Raw data:
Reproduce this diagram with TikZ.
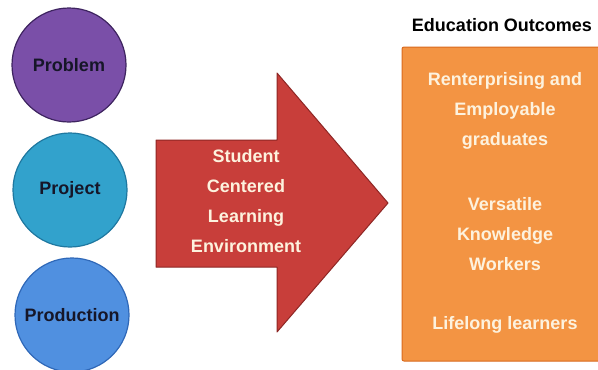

...

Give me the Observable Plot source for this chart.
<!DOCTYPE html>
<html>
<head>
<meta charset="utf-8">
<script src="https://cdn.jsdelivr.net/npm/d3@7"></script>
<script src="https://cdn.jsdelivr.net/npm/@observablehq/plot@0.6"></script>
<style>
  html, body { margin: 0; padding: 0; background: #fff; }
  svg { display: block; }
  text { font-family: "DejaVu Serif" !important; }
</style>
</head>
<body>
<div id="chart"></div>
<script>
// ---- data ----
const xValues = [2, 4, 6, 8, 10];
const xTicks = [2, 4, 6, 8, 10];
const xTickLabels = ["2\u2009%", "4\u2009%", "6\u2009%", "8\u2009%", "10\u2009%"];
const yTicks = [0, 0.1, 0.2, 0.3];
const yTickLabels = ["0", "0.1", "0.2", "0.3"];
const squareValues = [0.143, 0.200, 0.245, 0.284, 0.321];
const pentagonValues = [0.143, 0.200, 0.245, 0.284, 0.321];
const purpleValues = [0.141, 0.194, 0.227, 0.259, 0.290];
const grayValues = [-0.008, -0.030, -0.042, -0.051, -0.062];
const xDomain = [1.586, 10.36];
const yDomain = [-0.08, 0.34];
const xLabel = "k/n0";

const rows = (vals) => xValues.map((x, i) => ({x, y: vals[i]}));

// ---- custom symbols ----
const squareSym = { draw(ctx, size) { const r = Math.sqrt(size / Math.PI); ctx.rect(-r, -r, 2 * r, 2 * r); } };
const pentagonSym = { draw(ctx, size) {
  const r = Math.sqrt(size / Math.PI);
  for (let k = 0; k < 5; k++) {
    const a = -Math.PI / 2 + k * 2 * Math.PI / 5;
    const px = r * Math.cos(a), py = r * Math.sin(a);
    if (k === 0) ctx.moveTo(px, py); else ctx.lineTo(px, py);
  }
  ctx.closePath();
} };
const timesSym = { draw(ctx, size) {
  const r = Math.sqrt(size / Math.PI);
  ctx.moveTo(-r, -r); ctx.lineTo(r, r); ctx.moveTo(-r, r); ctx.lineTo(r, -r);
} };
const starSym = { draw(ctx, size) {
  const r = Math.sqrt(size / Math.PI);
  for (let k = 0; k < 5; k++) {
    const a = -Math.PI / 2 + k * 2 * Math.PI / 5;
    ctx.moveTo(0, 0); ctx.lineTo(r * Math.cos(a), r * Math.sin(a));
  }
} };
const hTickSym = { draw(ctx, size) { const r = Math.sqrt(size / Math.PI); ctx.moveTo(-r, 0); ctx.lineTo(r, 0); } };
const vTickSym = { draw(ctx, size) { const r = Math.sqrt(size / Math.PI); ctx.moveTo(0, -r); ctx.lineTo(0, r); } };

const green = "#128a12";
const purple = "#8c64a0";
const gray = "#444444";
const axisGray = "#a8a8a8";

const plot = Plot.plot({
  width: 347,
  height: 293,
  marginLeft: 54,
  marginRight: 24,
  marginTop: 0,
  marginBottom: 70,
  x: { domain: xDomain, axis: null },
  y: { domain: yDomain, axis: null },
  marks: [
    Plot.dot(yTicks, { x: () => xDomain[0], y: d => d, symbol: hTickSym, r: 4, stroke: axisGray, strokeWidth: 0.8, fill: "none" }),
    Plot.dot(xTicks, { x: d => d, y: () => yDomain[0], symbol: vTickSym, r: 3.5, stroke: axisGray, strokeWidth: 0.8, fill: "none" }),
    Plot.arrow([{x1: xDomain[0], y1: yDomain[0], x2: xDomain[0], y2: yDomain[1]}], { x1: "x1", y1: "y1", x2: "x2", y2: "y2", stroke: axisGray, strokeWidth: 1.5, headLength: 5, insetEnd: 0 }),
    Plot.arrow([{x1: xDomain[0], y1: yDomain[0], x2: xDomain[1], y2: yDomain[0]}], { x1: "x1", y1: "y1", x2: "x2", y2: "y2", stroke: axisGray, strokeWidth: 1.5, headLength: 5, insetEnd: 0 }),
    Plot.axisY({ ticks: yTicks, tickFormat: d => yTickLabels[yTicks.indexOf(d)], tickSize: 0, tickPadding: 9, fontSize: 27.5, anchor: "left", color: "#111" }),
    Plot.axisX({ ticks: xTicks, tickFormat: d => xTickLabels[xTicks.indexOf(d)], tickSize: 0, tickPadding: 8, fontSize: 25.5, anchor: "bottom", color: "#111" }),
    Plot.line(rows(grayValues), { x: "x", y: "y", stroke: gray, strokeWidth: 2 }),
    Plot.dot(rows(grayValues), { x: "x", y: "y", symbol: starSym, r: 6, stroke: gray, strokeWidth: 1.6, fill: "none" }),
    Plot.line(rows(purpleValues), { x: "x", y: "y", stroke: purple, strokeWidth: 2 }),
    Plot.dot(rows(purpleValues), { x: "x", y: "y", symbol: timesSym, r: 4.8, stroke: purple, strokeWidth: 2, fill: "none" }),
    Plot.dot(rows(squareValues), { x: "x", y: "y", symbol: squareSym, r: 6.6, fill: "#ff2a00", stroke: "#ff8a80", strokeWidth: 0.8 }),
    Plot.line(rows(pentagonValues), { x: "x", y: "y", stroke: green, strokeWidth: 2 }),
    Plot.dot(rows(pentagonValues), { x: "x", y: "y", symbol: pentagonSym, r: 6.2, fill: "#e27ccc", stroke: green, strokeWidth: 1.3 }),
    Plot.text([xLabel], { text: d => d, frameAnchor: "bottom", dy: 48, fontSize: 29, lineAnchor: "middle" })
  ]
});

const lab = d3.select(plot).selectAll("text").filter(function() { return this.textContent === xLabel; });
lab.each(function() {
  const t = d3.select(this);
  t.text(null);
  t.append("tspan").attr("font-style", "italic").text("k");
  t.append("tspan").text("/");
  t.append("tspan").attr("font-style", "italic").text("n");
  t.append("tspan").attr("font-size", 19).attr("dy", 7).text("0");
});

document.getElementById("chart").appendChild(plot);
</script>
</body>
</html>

What is asked: Only the lines from the one containing "Give me the" to the one containing "const rows = (vals)" are to be printed, both ends included, exactly as written.

Result for this exercise:
Give me the Observable Plot source for this chart.
<!DOCTYPE html>
<html>
<head>
<meta charset="utf-8">
<script src="https://cdn.jsdelivr.net/npm/d3@7"></script>
<script src="https://cdn.jsdelivr.net/npm/@observablehq/plot@0.6"></script>
<style>
  html, body { margin: 0; padding: 0; background: #fff; }
  svg { display: block; }
  text { font-family: "DejaVu Serif" !important; }
</style>
</head>
<body>
<div id="chart"></div>
<script>
// ---- data ----
const xValues = [2, 4, 6, 8, 10];
const xTicks = [2, 4, 6, 8, 10];
const xTickLabels = ["2\u2009%", "4\u2009%", "6\u2009%", "8\u2009%", "10\u2009%"];
const yTicks = [0, 0.1, 0.2, 0.3];
const yTickLabels = ["0", "0.1", "0.2", "0.3"];
const squareValues = [0.143, 0.200, 0.245, 0.284, 0.321];
const pentagonValues = [0.143, 0.200, 0.245, 0.284, 0.321];
const purpleValues = [0.141, 0.194, 0.227, 0.259, 0.290];
const grayValues = [-0.008, -0.030, -0.042, -0.051, -0.062];
const xDomain = [1.586, 10.36];
const yDomain = [-0.08, 0.34];
const xLabel = "k/n0";

const rows = (vals) => xValues.map((x, i) => ({x, y: vals[i]}));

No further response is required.